It really depends on how much time and effort you are willing to put in, and whether your goal is to see how much money you can get (be forewarned -- it won't be anywhere near what your father likely valued them at) or just to avoid sending them to a landfill.

The easiest thing to do is simply contact an auction house or consignment dealer and let them dispose of it for you. Very little effort needed, but you won't get top dollar and will pay a fair bit in fees / commissions. 

With a little more effort, you can find a club or non-profit organization that may want them.

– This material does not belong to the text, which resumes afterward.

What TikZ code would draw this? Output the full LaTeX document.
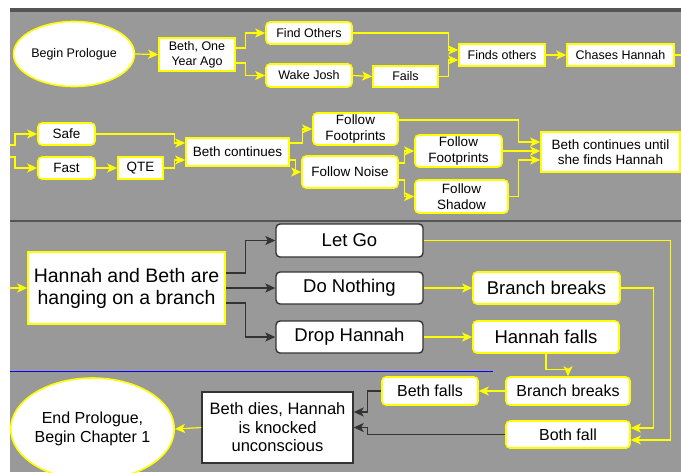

You can claim a tax deduction for a charitable donation if it's a non-profit, but you won't get any money from it, although this is probably the best way to find them a good home.

The last way is to do the research, find out what you have and what it typically sells for, then sell it on e-Bay (or similar), either as individual pieces or small lots. You will get the most money for it this way, but the effort involved may not be worth it for you.


----------



## rogerfarnworth (Mar 28, 2018)

I have really enjoyed the responses. A love for a hobby is so important!


----------



## annmarie (Apr 18, 2019)

Thank you for your sage advise, I will try multiple avenues and hope the entire collection finds the proper home.


----------



## annmarie (Apr 18, 2019)

Aloha, and thank you for giving me a starting place. Thank you for honoring my fathers' service as well. He served in the Army for 30 years, starting at the end of WW ll , Laos, Korea, and Viet Nam. I want to continue to honor him by making sure his cherished collection and hobby goes to a good home.


----------



## Gramps (Feb 28, 2016)

annmarie said:


> Thank you for your sage advise, I will try multiple avenues and hope the entire collection finds the proper home.


There is a company called TRAINZ.com that I used. You send them a list of what you have and they will get back to you with a price that includes them paying the shipping. You will probably do better financially with the previous responses but this is a very easy solution.


----------



## annmarie (Apr 18, 2019)

Gramps, thank you for your information. I will check into it and get a list together for them. Would it be advisable to measure the straight, curved and turn track sections?


----------



## Gramps (Feb 28, 2016)

I would think the more information you can give them would be helpful. I just want to add it may not be the quickest process but it's not much work on your part. Good luck.


----------



## MichaelE (Mar 7, 2018)

rogerfarnworth said:


> I have really enjoyed the responses. A love for a hobby is so important!


Every time I want to go back to Germany I just visit my train room and start 'em up.


----------



## annmarie (Apr 18, 2019)

Thanks again Gramps, I am going to get it all together and measure, photograph and list what I have. You folks have been most kind and generous with your advice. Have a great day.


----------



## Gramps (Feb 28, 2016)

I didn't photograph any of my stuff but that sounds like a better way to go. I'm somewhat of a dinosaur. I would be curious if down the road you could post what you thought of the process. 

Disclaimer: I am not in any way affiliated with Trainz.com, it just worked best for me.


----------



## annmarie (Apr 18, 2019)

I would be happy to share any knowledge of how it works, as I haven't a real clue other than, get the camera, set out stuff in groups or whatever, then figure how to download them to where ever I can capture to post where ever. Lol, but I am determined. Just not sure how long before anything gets posted. Will keep you posted.


----------



## mauka (Jul 15, 2013)

Aloha - once you take your photos, the instructions for uploading them to this forum, can be found here.

https://www.modeltrainforum.com/forumdisplay.php?f=8


----------



## annmarie (Apr 18, 2019)

Aloha again. Thanks for the info, I am trying for next week to take pictures of all these things. I'll try uploading afterwards. Good luck on your move when it happens.


----------



## Trucker Sam (Jun 9, 2019)

MacDaddy55 said:


> Gotta say there's something about an "N" scale train under a 10Ft. Christmas Tree...:laugh::laugh::laugh::laugh: But really after watching Godzilla..."N" scale really works!:thumbsup:


You must not have cats or kittens in the house...


----------